Vin + Omi described its spring/summer 2020 show, “Sting,” which opened at London Fashion Week Tuesday, as a “very British affair.” So British, in fact, it has a royal family connection.
Featured on the catwalk were several dresses made from nettles gathered from Prince Charles’ Highgrove estate.
The duo behind the label had met the Prince of Wales for tea last year as part of the British Fashion Council’s Positive Fashion initiative, a new platform that promotes ethical and sustainable best practices in Britain’s 32-billion-pound ($40 billion) fashion industry.
Prince Charles, as the Guardian reported, latched onto a mention of the use of nettles in clothing in an attempt to swerve conversation away from his son Prince Harry’s impending nuptials to the American actress Meghan Markle.
“I’ve got lots of those at Highgrove,” he told the designers, who have experimented with fabrics made from cow parsley and horseradish in the past. A little while later, the prince extended an invitation to Highgrove, and before they knew it, Vin and Omi (who both go by mononyms) were directing a team of students from Oxford Brookes University to harvest 3,000 nettle plants.
Nettles, known for their stinging hairs, sound like a hostile feedstock to work with, but they’ve been woven into fiber since the time of the Romans. In the Himalayas, nettle production generates income for many Nepali people. Vin + Omi employed a new technique that turns the fibrous “strings” from the stalks into a fluff so “wispy [and] airy…you might think it was a type of alpaca or maybe a very fine fleece,” Omi said.
“Sting,” the designers wrote on Instagram, marks a new direction by the label “against fast fashion [while] championing sustainability.” Other materials in the collection include polyester derived from recycled plastic bottles, flax, natural latex and “no-kill fleece” from pet alpacas. Its slogan minces no words: “Stop f-ing the planet.”

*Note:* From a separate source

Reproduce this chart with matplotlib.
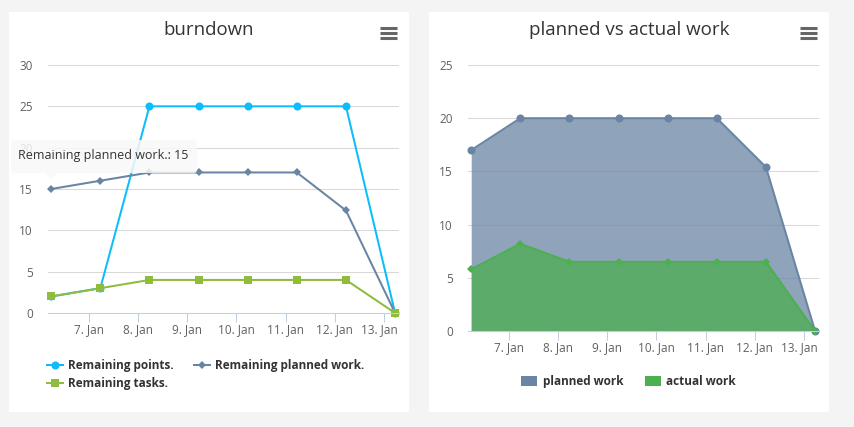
import matplotlib
matplotlib.use("Agg")
import matplotlib.pyplot as plt
from matplotlib.patches import Rectangle, FancyBboxPatch, Polygon
from matplotlib.transforms import ScaledTranslation

plt.rcParams['font.family'] = ['Open Sans', 'DejaVu Sans']

W, H = 854, 427

# data
days = [6.23, 7.23, 8.23, 9.23, 10.23, 11.23, 12.23, 13.23]
tick_days = [7, 8, 9, 10, 11, 12, 13]
tick_labels = ["7. Jan", "8. Jan", "9. Jan", "10. Jan", "11. Jan", "12. Jan", "13. Jan"]
remaining_points = [2, 3, 25, 25, 25, 25, 25, 0]
remaining_planned = [15, 16, 17, 17, 17, 17, 12.4, 0]
remaining_tasks = [2, 3, 4, 4, 4, 4, 4, 0]
planned_work = [17, 20, 20, 20, 20, 20, 15.4, 0]
actual_work = [5.8, 8.2, 6.5, 6.5, 6.5, 6.5, 6.5, 0]

BLUE = '#0dbcfd'
SLATE = '#6a84a3'
GREEN = '#8fbc3c'
AREA_GREEN = '#4caf50'
GRID = '#d8d8d8'
AXIS = '#c0d0e0'
TEXT = '#606060'


def px_axes(fig, left, right, top, bottom):
    return fig.add_axes([left / W, 1 - bottom / H, (right - left) / W, (bottom - top) / H])


def style_axes(ax, ymax, ystep):
    ax.set_xlim(6.165, 13.31)
    ax.set_ylim(0, ymax)
    ax.set_yticks(range(0, ymax + 1, ystep))
    ax.set_xticks(tick_days)
    ax.set_xticklabels(tick_labels)
    ax.grid(axis='y', color=GRID, lw=0.75)
    ax.set_axisbelow(True)
    for s in ['top', 'right', 'left']:
        ax.spines[s].set_visible(False)
    ax.spines['bottom'].set_color(AXIS)
    ax.spines['bottom'].set_linewidth(0.75)
    ax.tick_params(axis='y', length=0, pad=10.8, labelsize=8.5, labelcolor=TEXT)
    ax.tick_params(axis='x', length=6.7, width=0.75, color=AXIS, pad=0.5, labelsize=8.5, labelcolor=TEXT)
    ax.patch.set_alpha(0)
    # last label is pushed inwards so it stays inside the plot
    last = ax.get_xticklabels()[-1]
    last.set_transform(last.get_transform() + ScaledTranslation(-3 / 72, 0, fig.dpi_scale_trans))


fig = plt.figure(figsize=((W + 0.01) / 100, (H + 0.01) / 100), dpi=100, facecolor='#f4f4f4')

# background layer in pixel coordinates
bg = fig.add_axes([0, 0, 1, 1], zorder=0)
bg.set_xlim(0, W)
bg.set_ylim(H, 0)
bg.axis('off')
bg.add_patch(Rectangle((9, 12), 400, 400, fc='white', ec='none'))
bg.add_patch(Rectangle((429, 12), 400, 400, fc='white', ec='none'))
bg.text(209, 30, "burndown", ha='center', va='center', fontsize=13.4, color='#333333')
bg.text(629, 30, "planned vs actual work", ha='center', va='center', fontsize=13.5, color='#333333')
for x0 in [380, 800]:
    for y in [28, 33.5, 38.5]:
        bg.plot([x0, x0 + 17], [y, y], color='#666666', lw=2.2, solid_capstyle='butt')

# burndown
ax1 = px_axes(fig, 48, 399, 65, 313)
ax1.set_zorder(1)
style_axes(ax1, 30, 5)
l1, = ax1.plot(days, remaining_points, color=BLUE, lw=1.45, marker='o', ms=5.8, mew=0, clip_on=False, label="Remaining points.")
l2, = ax1.plot(days, remaining_planned, color=SLATE, lw=1.45, marker='D', ms=4, mew=0, clip_on=False, label="Remaining planned work.")
l3, = ax1.plot(days, remaining_tasks, color=GREEN, lw=1.45, marker='s', ms=5.8, mew=0, clip_on=False, label="Remaining tasks.")
ax1.legend(handles=[l1, l3, l2], ncol=2, frameon=False, loc='upper left',
           bbox_to_anchor=(47 / W, 1 - 359 / H), bbox_transform=fig.transFigure,
           prop={'size': 8.5, 'weight': 'bold'}, labelcolor='#333333',
           borderaxespad=0, borderpad=0, handlelength=1.35, handletextpad=0.46,
           columnspacing=1.7, labelspacing=0.42)

# planned vs actual
ax2 = px_axes(fig, 468, 819, 65, 331)
ax2.set_zorder(1)
style_axes(ax2, 25, 5)
ax2.fill_between(days, planned_work, color=SLATE, alpha=0.75, lw=0)
ax2.plot(days, planned_work, color=SLATE, lw=1.45, marker='o', ms=5.8, mew=0, clip_on=False)
ax2.fill_between(days, actual_work, color=AREA_GREEN, alpha=0.75, lw=0)
ax2.plot(days, actual_work, color=AREA_GREEN, lw=1.45, marker='D', ms=4, mew=0, clip_on=False)
h1 = Rectangle((0, 0), 1, 1, fc=SLATE, label="planned work")
h2 = Rectangle((0, 0), 1, 1, fc=AREA_GREEN, label="actual work")
ax2.legend(handles=[h1, h2], ncol=2, frameon=False, loc='upper left',
           bbox_to_anchor=(521 / W, 1 - 375 / H), bbox_transform=fig.transFigure,
           prop={'size': 8.5, 'weight': 'bold'}, labelcolor='#333333',
           borderaxespad=0, borderpad=0, handlelength=1.35, handleheight=1.0,
           handletextpad=0.5, columnspacing=1.8)

# tooltip on top of the burndown chart
top = fig.add_axes([0, 0, 1, 1], zorder=3)
top.set_xlim(0, W)
top.set_ylim(H, 0)
top.axis('off')
top.patch.set_alpha(0)
top.add_patch(FancyBboxPatch((11, 140), 186, 33, boxstyle='round,pad=0,rounding_size=3',
                             fc='#f9f9f9', ec='none', alpha=0.85))
top.add_patch(Polygon([(45, 173), (57, 173), (51, 179)], fc='#f9f9f9', ec='none', alpha=0.85))
top.text(18, 155, "Remaining planned work.: 15", ha='left', va='center', fontsize=9, color='#333333')

fig.savefig('out.png', dpi=100, facecolor=fig.get_facecolor())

“Nettles are perceived to have no value,” Omi told the Guardian. “Hopefully that challenges the way we think about fashion. Nettles are everywhere, they are a weed, they are an abundant natural resource in this country. We want to start people thinking about how fashion can work with what the environment has on offer, rather than forcing itself on the environment in harmful ways.”